Death and Other Symbolic Acts

A. A violent order is a disorder; and
B. A great disorder is an order. These
Two things are one. 

--Wallace Stevens "Connoisseur of Chaos"

"Should we celebrate the death of Osama bin Laden?" asked the TV reporter. "Well," said the thoughtful young lady,"as a Christian, I know we should not be happy about any death, but I think of him as an evil machine, not a human."  Interesting rationalization. Combine "evil" with "nonhuman" and you can justify celebrating death.

Let me add quickly here that I am not implying that the US should not have tracked down and killed bin Laden. Maybe this young woman has watched "Terminator 3: The Rise of the Machines" once too often. Still, I can't help wondering how much Osama's death will change anything in the dynamic of terrorism. Not much, methinks.
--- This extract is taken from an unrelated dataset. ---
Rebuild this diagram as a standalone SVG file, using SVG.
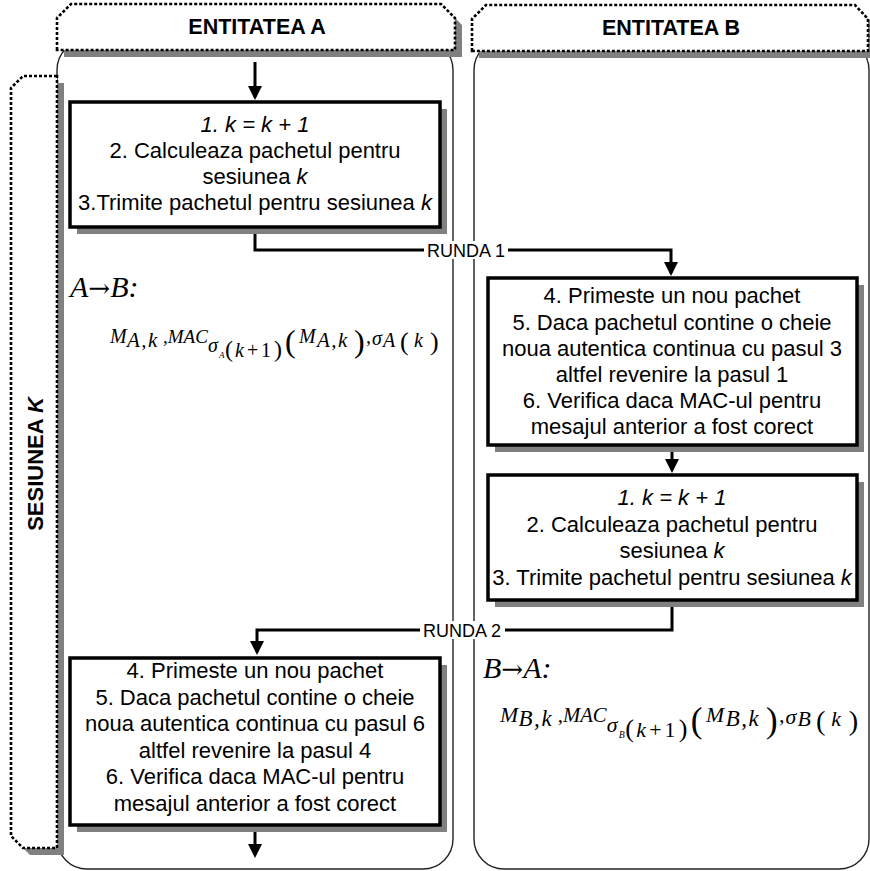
<svg xmlns="http://www.w3.org/2000/svg" width="870" height="871" viewBox="0 0 870 871">
  <style>
    .lane { fill: none; stroke: #222; stroke-width: 1.4; }
    .dash { fill: #fff; stroke: #000; stroke-width: 2.6; stroke-dasharray: 3 2; }
    .shadow { fill: #808080; }
    .box { fill: #fff; stroke: #000; stroke-width: 3.5; }
    .t { font-family: "Liberation Sans", Arial, sans-serif; font-size: 22px; text-anchor: middle; fill: #000; }
    .h { font-weight: bold; font-size: 21.5px; }
    .lbl { font-size: 18px; }
    .conn { fill: none; stroke: #000; stroke-width: 3; }
    .m { font-family: "Liberation Serif", "Times New Roman", serif; font-style: italic; fill: #000; }
    .up { font-style: normal; }
    .arr { font-family: "DejaVu Serif", serif; font-style: normal; }
  </style>
  <defs>
    <marker id="arrow" viewBox="0 0 14 14" refX="11" refY="7" markerWidth="14" markerHeight="14" markerUnits="userSpaceOnUse" orient="auto">
      <path d="M0,0 L14,7 L0,14 Z" fill="#000"/>
    </marker>
  </defs>

  <!-- swimlanes -->
  <g id="lane-a">
    <rect class="lane" x="57" y="40" width="396" height="829" rx="30"/>
    <path class="shadow" d="M64,57 V25 L78,11 H448 L462,25 V57 Z"/>
    <path class="dash" d="M57,50 V18 L71,4 H441 L455,18 V50 Z"/>
    <text class="t h" x="257" y="34">ENTITATEA A</text>
  </g>
  <g id="lane-b">
    <rect class="lane" x="474" y="40" width="395" height="829" rx="30"/>
    <path class="shadow" d="M479,58 V26 L493,12 H862 L875,26 V58 Z"/>
    <path class="dash" d="M472,51 V19 L486,5 H855 L868,19 V51 Z"/>
    <text class="t h" x="671" y="35">ENTITATEA B</text>
  </g>

  <!-- session band -->
  <g id="session-k">
    <path class="shadow" d="M64,83 H30 L18,95 V843 L30,855 H64 Z"/>
    <path class="dash" d="M57,76 H23 L11,88 V836 L23,848 H57 Z"/>
    <text class="t h" transform="translate(43,464) rotate(-90)" style="font-size:22px">SESIUNEA <tspan font-style="italic">K</tspan></text>
  </g>

  <!-- connectors -->
  <g id="connectors">
    <path class="conn" d="M255,62 V97" marker-end="url(#arrow)"/>
    <path class="conn" d="M255,229 V250 H671 V273" marker-end="url(#arrow)"/>
    <path class="conn" d="M672,446 V470" marker-end="url(#arrow)"/>
    <path class="conn" d="M672,601 V630 H257 V652" marker-end="url(#arrow)"/>
    <path class="conn" d="M255,832 V855" marker-end="url(#arrow)"/>
    <rect x="424" y="241" width="84" height="18" fill="#fff"/>
    <text class="t lbl" x="466" y="257">RUNDA 1</text>
    <rect x="420" y="621" width="85" height="18" fill="#fff"/>
    <text class="t lbl" x="462" y="637">RUNDA 2</text>
  </g>

  <!-- entity A, send step -->
  <g id="a-send">
    <rect class="shadow" x="77" y="109" width="370" height="125"/>
    <rect class="box" x="70" y="102" width="370" height="125"/>
    <text class="t" x="255" y="132" font-style="italic">1. k = k + 1</text>
    <text class="t" x="255" y="158">2. Calculeaza pachetul pentru</text>
    <text class="t" x="255" y="184">sesiunea <tspan font-style="italic">k</tspan></text>
    <text class="t" x="255" y="210">3.Trimite pachetul pentru sesiunea <tspan font-style="italic">k</tspan></text>
  </g>

  <!-- entity B, receive step -->
  <g id="b-receive">
    <rect class="shadow" x="495" y="285" width="369" height="167"/>
    <rect class="box" x="488" y="278" width="369" height="167"/>
    <text class="t" x="672" y="303">4. Primeste un nou pachet</text>
    <text class="t" x="672" y="330">5. Daca pachetul contine o cheie</text>
    <text class="t" x="672" y="356">noua autentica continua cu pasul 3</text>
    <text class="t" x="672" y="382">altfel revenire la pasul 1</text>
    <text class="t" x="672" y="408">6. Verifica daca MAC-ul pentru</text>
    <text class="t" x="672" y="434">mesajul anterior a fost corect</text>
  </g>

  <!-- entity B, send step -->
  <g id="b-send">
    <rect class="shadow" x="495" y="482" width="369" height="125"/>
    <rect class="box" x="488" y="475" width="369" height="125"/>
    <text class="t" x="672" y="505" font-style="italic">1. k = k + 1</text>
    <text class="t" x="672" y="532">2. Calculeaza pachetul pentru</text>
    <text class="t" x="672" y="558">sesiunea <tspan font-style="italic">k</tspan></text>
    <text class="t" x="672" y="585">3. Trimite pachetul pentru sesiunea <tspan font-style="italic">k</tspan></text>
  </g>

  <!-- entity A, receive step -->
  <g id="a-receive">
    <rect class="shadow" x="77" y="665" width="370" height="167"/>
    <rect class="box" x="70" y="658" width="370" height="167"/>
    <text class="t" x="255" y="678">4. Primeste un nou pachet</text>
    <text class="t" x="255" y="705">5. Daca pachetul contine o cheie</text>
    <text class="t" x="255" y="731">noua autentica continua cu pasul 6</text>
    <text class="t" x="255" y="758">altfel revenire la pasul 4</text>
    <text class="t" x="255" y="784">6. Verifica daca MAC-ul pentru</text>
    <text class="t" x="255" y="811">mesajul anterior a fost corect</text>
  </g>

  <!-- message A to B -->
  <g id="msg-a-b">
    <text class="m" x="70" y="297" font-size="30">A<tspan class="arr" font-size="26">→</tspan>B:</text>
    <g transform="translate(110,343)" font-size="20">
      <text class="m" x="0" y="0">M</text>
      <text class="m" x="17" y="4" font-size="21" letter-spacing="1.5">A,k</text>
      <text class="m" x="53" y="0" font-size="19">,MAC</text>
      <text class="m" x="98" y="9">σ</text>
      <text class="m" x="109" y="15" font-size="9">A</text>
      <text class="m up" x="115" y="14" font-size="24">(</text>
      <text class="m" x="125" y="14">k</text>
      <text class="m up" x="137" y="14">+</text>
      <text class="m up" x="151" y="14">1</text>
      <text class="m up" x="164" y="14" font-size="24">)</text>
      <text class="m up" x="175" y="9" font-size="32">(</text>
      <text class="m" x="189" y="0">M</text>
      <text class="m" x="207" y="4" font-size="21" letter-spacing="1.5">A,k</text>
      <text class="m up" x="244" y="9" font-size="32">)</text>
      <text class="m" x="256" y="0">,</text>
      <text class="m" x="262" y="2">σ</text>
      <text class="m" x="273" y="4">A</text>
      <text class="m up" x="290" y="7" font-size="26">(</text>
      <text class="m" x="304" y="4">k</text>
      <text class="m up" x="320" y="7" font-size="26">)</text>
    </g>
  </g>

  <!-- message B to A -->
  <g id="msg-b-a">
    <text class="m" x="483" y="678" font-size="30">B<tspan class="arr" font-size="26">→</tspan>A:</text>
    <g transform="translate(500,722) scale(1.09)" font-size="20">
      <text class="m" x="0" y="0">M</text>
      <text class="m" x="17" y="4" font-size="21" letter-spacing="1.5">B,k</text>
      <text class="m" x="53" y="0" font-size="19">,MAC</text>
      <text class="m" x="98" y="9">σ</text>
      <text class="m" x="109" y="15" font-size="9">B</text>
      <text class="m up" x="115" y="14" font-size="24">(</text>
      <text class="m" x="125" y="14">k</text>
      <text class="m up" x="137" y="14">+</text>
      <text class="m up" x="151" y="14">1</text>
      <text class="m up" x="164" y="14" font-size="24">)</text>
      <text class="m up" x="175" y="9" font-size="32">(</text>
      <text class="m" x="189" y="0">M</text>
      <text class="m" x="207" y="4" font-size="21" letter-spacing="1.5">B,k</text>
      <text class="m up" x="244" y="9" font-size="32">)</text>
      <text class="m" x="256" y="0">,</text>
      <text class="m" x="262" y="2">σ</text>
      <text class="m" x="273" y="4">B</text>
      <text class="m up" x="290" y="7" font-size="26">(</text>
      <text class="m" x="304" y="4">k</text>
      <text class="m up" x="320" y="7" font-size="26">)</text>
    </g>
  </g>
</svg>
Acts of terrorism are symbolic:  Bring down the World Trade Center, blow up the embassy, sink the warship, kill the evildoers (viewed from both sides of the terrorism divide).
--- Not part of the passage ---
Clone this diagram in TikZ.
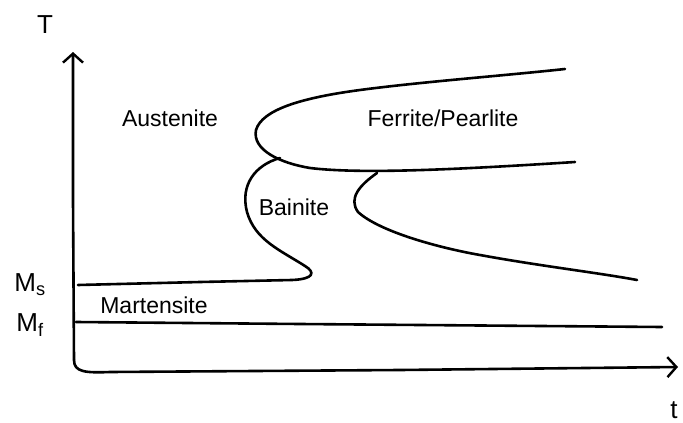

This week marks the 125th anniversary of another violent labor confrontation in U.S. history: the infamous Haymarket Square incident in Chicago.  The stage was set when the company, McCormick Harvesting Machine, locked out workers who were seeking an eight-hour workday.  Workers had come under attack by company-hired Pinkertons during a strike the year before.  This time, strikebreakers were brought into the plant under the protection of hundreds of police.  On May 3, 1886, the unionists rushed forward to confront strikebreakers at the end of their shift.  The police fired on the crowd, and gunfire erupted.

Outraged, local anarchists called for a huge rally to be held in Haymarket Square the following evening.  The large crowd assembled was calm and quiet--until the police tried to clear them from the square.  Someone threw a bomb at the police, the police fired back.  The five minutes of ensuing chaos ended with 8 police dead and 50 wounded, many of these from "friendly" fire, and an estimated 60 casualties among civilians  from the unfriendly variety.

In one of the great miscarriages of justice in US history, four of the union organizers were convicted of murder and hanged in November of 1887.  In 1893, the mayor issued a posthumous pardon, but the damage had been done.  The dream of an eight-hour workday was put on hold for decades.  A company had once again asserted its control over the lives of the workers.


Emma Goldman, lover of fellow-anarchist Alexander Berkman, deemed the Haymarket martyrdoms "the most decisive influence in my existence."  Berkman called the Chicago anarchists "a potent and vital inspiration."  After Berkman's ill-fated 1892 assassination attempt on Frick, Goldman said that Berkman had felt compelled to go to Pittsburgh after reading about Carnegie Steel's throwing Homestead strikers' families out of company homes into the street.


For decades afterward, violence continued in Haymarket Square, this time of the symbolic kind.  Commemorative statues were erected, and repeatedly vandalized. During the Vietnam War "Days of Rage" Weathermen planted a bomb on one and blew it up.  My point is that anarchists have always been big on symbolic acts of violence: blowing up statues, assassinating archdukes at Sarajevo, shooting at evildoing company executives.

The parallels with the Homestead confrontation six years later need not be belabored (pun intended). While the Big Company was the prime mover, Pinkertons, police, strikers, and anarchists all played roles in the outcome.  What good was all this violence? No good at all, for anyone, except the few who owned the companies.  In fact, acts by anarchists ironically set back the labor movement for years--but on the other hand, they wouldn't have been spurred to violence had the companies been more amenable to concessions to workers.

Anarchists, terrorists, and insurgents of all stripe have completely given up on Those In Power and can see no other course to unseat them but violence. Bin Laden had said  in interviews that his initial inspiration to establish al Qaeda came after seeing Palestinian families thrown out of their homes and herded into camps. He had grown increasingly frustrated at instituting reforms in the repressive rule of his home state of Saudi Arabia, and gave up trying.  Did all the killing and destruction he initiated do any good?  No.  But it did accomplish one of the goals of al Qaeda:  Create fear and loathing on both sides of the Have/Have Not global constituencies.  Turn "them" into evil machines.

As we congratulate ourselves on bringing Osama to justice, we should also keep in mind that nothing has changed, really.  The global war goes on, and will go on, out of the control of any single government or movement.

Archduke Franz Ferdinand is dead, but so are 16 million others. A violent order is a disorder.  A great disorder is an order. These two things are one.